*GIVEN DATA*
= = =
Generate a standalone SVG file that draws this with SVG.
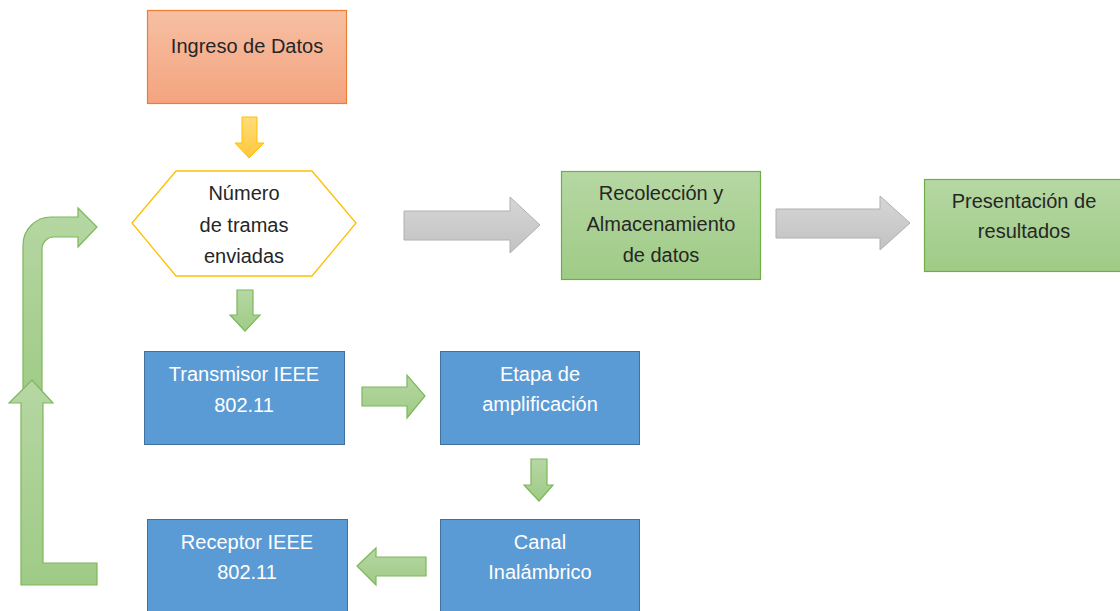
<svg xmlns="http://www.w3.org/2000/svg" width="1120" height="611" viewBox="0 0 1120 611">
  <defs>
    <linearGradient id="gOrange" x1="0" y1="0" x2="0" y2="1">
      <stop offset="0" stop-color="#f6bfa3"/>
      <stop offset="1" stop-color="#f4a47f"/>
    </linearGradient>
    <linearGradient id="gGreen" x1="0" y1="0" x2="0" y2="1">
      <stop offset="0" stop-color="#b6d7a3"/>
      <stop offset="1" stop-color="#9fcb86"/>
    </linearGradient>
    <linearGradient id="gGray" x1="0" y1="0" x2="0" y2="1">
      <stop offset="0" stop-color="#d6d6d6"/>
      <stop offset="1" stop-color="#c2c2c2"/>
    </linearGradient>
    <linearGradient id="gYellow" x1="0" y1="0" x2="0" y2="1">
      <stop offset="0" stop-color="#ffdc7a"/>
      <stop offset="1" stop-color="#ffc83a"/>
    </linearGradient>
    <style>
      .txt { font-family: "Liberation Sans", Arial, sans-serif; font-size: 20px; text-anchor: middle; }
      .dark { fill: #262626; }
      .light { fill: #ffffff; }
      .blue { fill: #5b9bd5; stroke: #41719c; stroke-width: 1; }
      .green { fill: url(#gGreen); stroke: #70ad47; stroke-width: 1.2; }
      .garrow { fill: url(#gGreen); stroke: #7cb75a; stroke-width: 1.2; stroke-linejoin: miter; }
      .gray { fill: url(#gGray); stroke: #b0b0b0; stroke-width: 1; }
      .yellow { fill: url(#gYellow); stroke: #ffc000; stroke-width: 1; }
    </style>
  </defs>

  <!-- connectors -->
  <g id="connectors">
    <!-- Ingreso -> Número (down) -->
    <polygon class="yellow" points="242,117 257,117 257,143 264,143 249,158 235,143 242,143"/>
    <!-- Número -> Recolección -->
    <polygon class="gray" points="404,211 510,211 510,197 540,225 510,253 510,240 404,240"/>
    <!-- Recolección -> Presentación -->
    <polygon class="gray" points="776,209 880,209 880,196 910,223 880,250 880,238 776,238"/>
    <!-- Número -> Transmisor (down) -->
    <polygon class="garrow" points="237,290 253,290 253,315 260,315 245,331 230,315 237,315"/>
    <!-- Transmisor -> Etapa -->
    <polygon class="garrow" points="362,387 407,387 407,375 425,396 407,418 407,406 362,406"/>
    <!-- Etapa -> Canal (down) -->
    <polygon class="garrow" points="531,459 547,459 547,485 553,485 539,501 524,485 531,485"/>
    <!-- Canal -> Receptor -->
    <polygon class="garrow" points="426,557 376,557 376,548 357,566 376,585 376,576 426,576"/>
    <!-- feedback loop: bent arrow toward Número -->
    <path class="garrow" d="M23,400 L23,245 A28,28 0 0 1 51,217 L78,217 L78,208 L97,227 L78,247 L78,237 L54,237 A12,12 0 0 0 42,249 L42,400 Z"/>
    <!-- feedback loop: L arrow from Receptor -->
    <polygon class="garrow" points="21,585 97,585 97,563 43,563 43,403 53,403 32,380 9,403 21,403"/>
  </g>

  <g id="ingreso">
    <rect x="147.5" y="10.5" width="199" height="93" fill="url(#gOrange)" stroke="#ed7d31" stroke-width="1.2"/>
    <text class="txt dark" x="247" y="53">Ingreso de Datos</text>
  </g>

  <g id="numero">
    <polygon points="132,223 176,171 312,171 356,223 312,276 176,276" fill="#ffffff" stroke="#ffc000" stroke-width="1.3"/>
    <text class="txt dark" x="244" y="200">Número</text>
    <text class="txt dark" x="244" y="232">de tramas</text>
    <text class="txt dark" x="244" y="263">enviadas</text>
  </g>

  <g id="recoleccion">
    <rect class="green" x="561.5" y="171.5" width="199" height="108"/>
    <text class="txt dark" x="661" y="200">Recolección y</text>
    <text class="txt dark" x="661" y="231">Almacenamiento</text>
    <text class="txt dark" x="661" y="262">de datos</text>
  </g>

  <g id="presentacion">
    <rect class="green" x="924.5" y="179.5" width="200" height="92"/>
    <text class="txt dark" x="1024" y="208">Presentación de</text>
    <text class="txt dark" x="1024" y="238">resultados</text>
  </g>

  <g id="transmisor">
    <rect class="blue" x="144.5" y="351.5" width="200" height="93"/>
    <text class="txt light" x="244" y="381">Transmisor IEEE</text>
    <text class="txt light" x="244" y="412">802.11</text>
  </g>

  <g id="etapa">
    <rect class="blue" x="440.5" y="351.5" width="199" height="93"/>
    <text class="txt light" x="540" y="381">Etapa de</text>
    <text class="txt light" x="540" y="411">amplificación</text>
  </g>

  <g id="canal">
    <rect class="blue" x="440.5" y="519.5" width="199" height="100"/>
    <text class="txt light" x="540" y="549">Canal</text>
    <text class="txt light" x="540" y="579">Inalámbrico</text>
  </g>

  <g id="receptor">
    <rect class="blue" x="147.5" y="519.5" width="200" height="100"/>
    <text class="txt light" x="247" y="549">Receptor IEEE</text>
    <text class="txt light" x="247" y="579">802.11</text>
  </g>
</svg>
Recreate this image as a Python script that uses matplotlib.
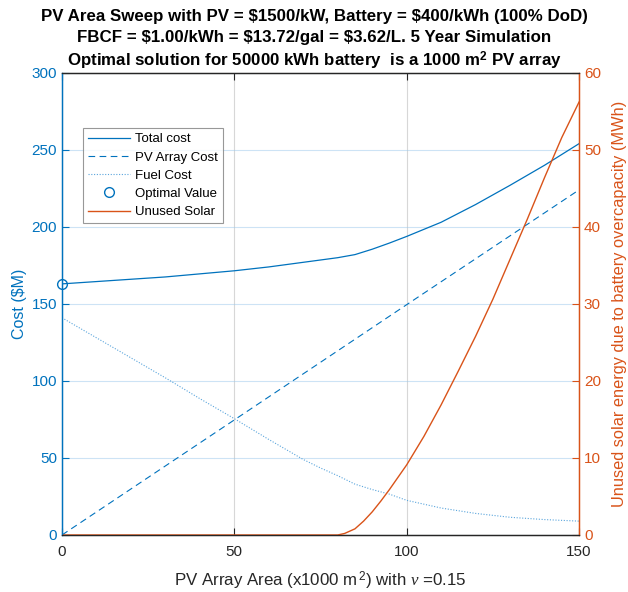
import numpy as np
import matplotlib
matplotlib.use("Agg")
import matplotlib.pyplot as plt

plt.rcParams["font.family"] = ["Liberation Sans", "DejaVu Sans"]
plt.rcParams["mathtext.fontset"] = "custom"
plt.rcParams["mathtext.rm"] = "Liberation Sans"
plt.rcParams["mathtext.bf"] = "Liberation Sans:bold"
plt.rcParams["mathtext.it"] = "Liberation Serif:italic"

BLUE = "#0072BD"
ORANGE = "#D95319"
DARK = "#262626"

# PV array area (x1000 m^2)
area = [0, 10, 20, 30, 40, 50, 60, 70, 75, 80, 85, 90, 95, 100, 110, 120, 130, 140, 150]
total_cost = [163, 164.5, 166, 167.5, 169.5, 171.5, 174, 177, 178.5, 180, 182,
              185.5, 189.5, 193.8, 203, 214.5, 227, 240, 254]
fuel_cost = [141, 128, 115, 102, 88.5, 75.5, 62, 49, 43.5, 38.5, 33, 29.5, 26.5,
             22.5, 17.5, 14, 11.5, 10, 9]
pv_area = [0, 50, 100, 150]
pv_cost = [0, 74.7, 149.5, 224]
solar_area = [0, 80, 82, 85, 87.5, 90, 92.5, 95, 100, 105, 110, 115, 120, 125, 130,
              135, 140, 145, 150]
unused_solar = [0, 0, 0.2, 0.8, 1.8, 3.0, 4.4, 5.9, 9.1, 12.8, 16.9, 21.3, 25.8, 30.6,
                35.8, 41.0, 46.4, 51.6, 56.2]
opt_area = [0]
opt_cost = [163]

fig = plt.figure(figsize=(6.28, 5.92), dpi=100)
ax = fig.add_axes([0.0987, 0.0963, 0.8233, 0.7807])
ax2 = ax.twinx()

l1, = ax.plot(area, total_cost, color=BLUE, lw=0.9, label="Total cost")
l2, = ax.plot(pv_area, pv_cost, color=BLUE, lw=0.8, ls=(0, (6, 4)), label="PV Array Cost")
l3, = ax.plot(area, fuel_cost, color="#5aa5dc", lw=0.8, ls=(0, (1, 1.5)), label="Fuel Cost")
l4, = ax.plot(opt_area, opt_cost, ls="none", marker="o", ms=7, mfc="none",
              mec=BLUE, mew=1.0, label="Optimal Value", clip_on=False, zorder=5)
l5, = ax2.plot(solar_area, unused_solar, color=ORANGE, lw=1.0, label="Unused Solar")

ax.set_xlim(0, 150)
ax.set_ylim(0, 300)
ax2.set_ylim(0, 60)
ax.set_xticks([0, 50, 100, 150])
ax.set_yticks(range(0, 301, 50))
ax2.set_yticks(range(0, 61, 10))

ax.grid(True, axis="x", color="#b0b0b0", lw=0.8, alpha=0.5)
ax.grid(True, axis="y", color="#9cc9ec", lw=0.8, alpha=0.5)
ax.set_axisbelow(True)

for a in (ax, ax2):
    a.spines["top"].set_color(DARK)
    a.spines["bottom"].set_color(DARK)
    a.spines["left"].set_color(BLUE)
    a.spines["right"].set_color(ORANGE)
    for s in a.spines.values():
        s.set_linewidth(0.9)

ax.tick_params(axis="x", direction="in", length=5, colors=DARK, labelsize=11,
               top=True, pad=7)
ax.tick_params(axis="y", direction="in", length=5, colors=BLUE, labelsize=11,
               right=False)
ax2.tick_params(axis="y", direction="in", length=5, colors=ORANGE, labelsize=11)

ax.set_ylabel("Cost ($M)", color=BLUE, fontsize=11.5, labelpad=3)
ax2.set_ylabel("Unused solar energy due to battery overcapacity (MWh)",
               color=ORANGE, fontsize=11.8, labelpad=8)
ax.set_xlabel(r"PV Array Area (x1000 m$^{\,2}$) with $\nu$ =0.15", color=DARK,
              fontsize=12.2, labelpad=8)

fig.text(0.5, 0.972, "PV Area Sweep with PV = \\$1500/kW, Battery = \\$400/kWh (100% DoD)",
         ha="center", va="center", fontsize=12.2, fontweight="bold")
fig.text(0.5, 0.936, "FBCF = \\$1.00/kWh = \\$13.72/gal = \\$3.62/L. 5 Year Simulation",
         ha="center", va="center", fontsize=12.2, fontweight="bold")
fig.text(0.5, 0.897, r"Optimal solution for 50000 kWh battery  is a 1000 m$^{\mathbf{2}}$ PV array",
         ha="center", va="center", fontsize=12.2, fontweight="bold")

leg = ax2.legend(handles=[l1, l2, l3, l4, l5], loc="upper left",
                 bbox_to_anchor=(0.027, 0.895), fontsize=9.5, frameon=True,
                 fancybox=False, edgecolor="#7f7f7f", handlelength=3.2,
                 borderpad=0.4, labelspacing=0.45, handletextpad=0.4)
leg.get_frame().set_linewidth(0.8)

fig.savefig("out.png", dpi=100)
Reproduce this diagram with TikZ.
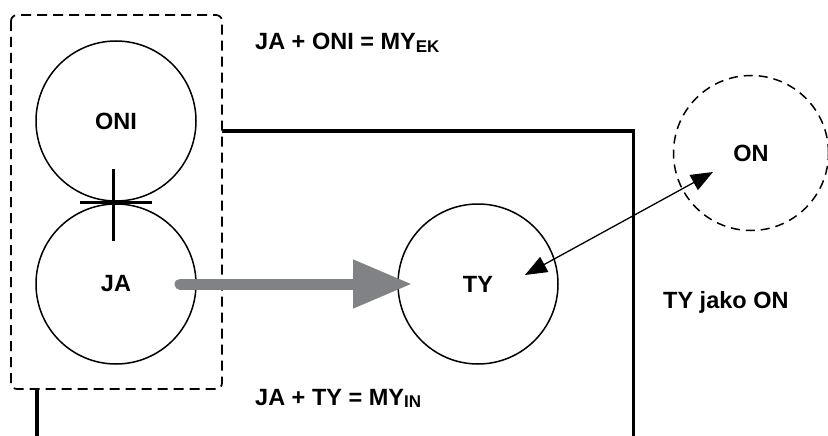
\documentclass[tikz,border=0pt]{standalone}
\usepackage{fontspec}
\setmainfont{Liberation Sans}
\usetikzlibrary{arrows.meta,calc}
\definecolor{arrowgrey}{HTML}{808285}
\newcommand{\lowidx}[1]{{\fontsize{17}{17}\selectfont\raisebox{-2pt}{#1}}}
\begin{document}
\begin{tikzpicture}[x=1pt,y=-1pt,
  lbl/.style={font=\fontsize{23.5}{25}\selectfont\bfseries},
  ring/.style={circle,draw,line width=1.5pt,minimum size=160pt,inner sep=0pt,lbl},
  dashring/.style={circle,draw,line width=1.5pt,minimum size=155pt,inner sep=0pt,lbl,
    dash pattern=on 9pt off 6pt},
  groupbox/.style={draw,fill=white,line width=1.7pt,rounded corners=6pt,
    dash pattern=on 10pt off 6pt},
  frame/.style={line width=3.6pt},
  eq/.style={anchor=base west,inner sep=0pt,lbl},
  bigarrow/.style={arrowgrey,line width=11pt,line cap=round,
    -{Triangle[length=59pt,width=46pt]}},
  thinarrow/.style={line width=1.3pt,
    {Triangle[length=22pt,width=17pt]}-{Triangle[length=22pt,width=17pt]}},
  crossline/.style={line width=3pt}]
\useasboundingbox (0,0) rectangle (828,436);

% outer solid frame, partly covered by the group box
\draw[frame] (37,436) -- (37,131) -- (633.5,131) -- (633.5,436);

% group box holding ONI and JA
\draw[groupbox] (11,15) rectangle (222,389);

\node[ring] (ONI) at (116,121) {ONI};
\node[ring] (JA) at (116,284) {JA};
\node[ring] (TY) at (478,284) {TY};
\node[dashring] (ON) at (751,153) {ON};

% cross at the contact point of ONI and JA
\draw[crossline] ($(ONI.south)+(-36,1)$) -- ($(ONI.south)+(36,1)$);
\draw[crossline] ($(ONI.south)+(-3,-33)$) -- ($(ONI.south)+(-3,39)$);

% arrows
\draw[bigarrow] ($(JA.center)+(64,0)$) -- ($(TY.center)+(-66,0)$);
\draw[thinarrow] ($(TY.center)+(47,-9)$) -- ($(ON.center)+(-38,19)$);

% labels
\node[eq] (eq1) at (255,50) {JA + ONI = MY\lowidx{EK}};
\node[eq] (eq2) at (255,405) {JA + TY = MY\lowidx{IN}};
\node[eq] (rel) at (663,308) {TY jako ON};
\end{tikzpicture}
\end{document}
= = =
*WRITTEN REQUEST*
Which lines hold the word "that"? Copy all of them.

*ANSWER TO THIS TASK*
Generate a standalone SVG file that draws this with SVG.
Recreate this image as a Python script that uses matplotlib.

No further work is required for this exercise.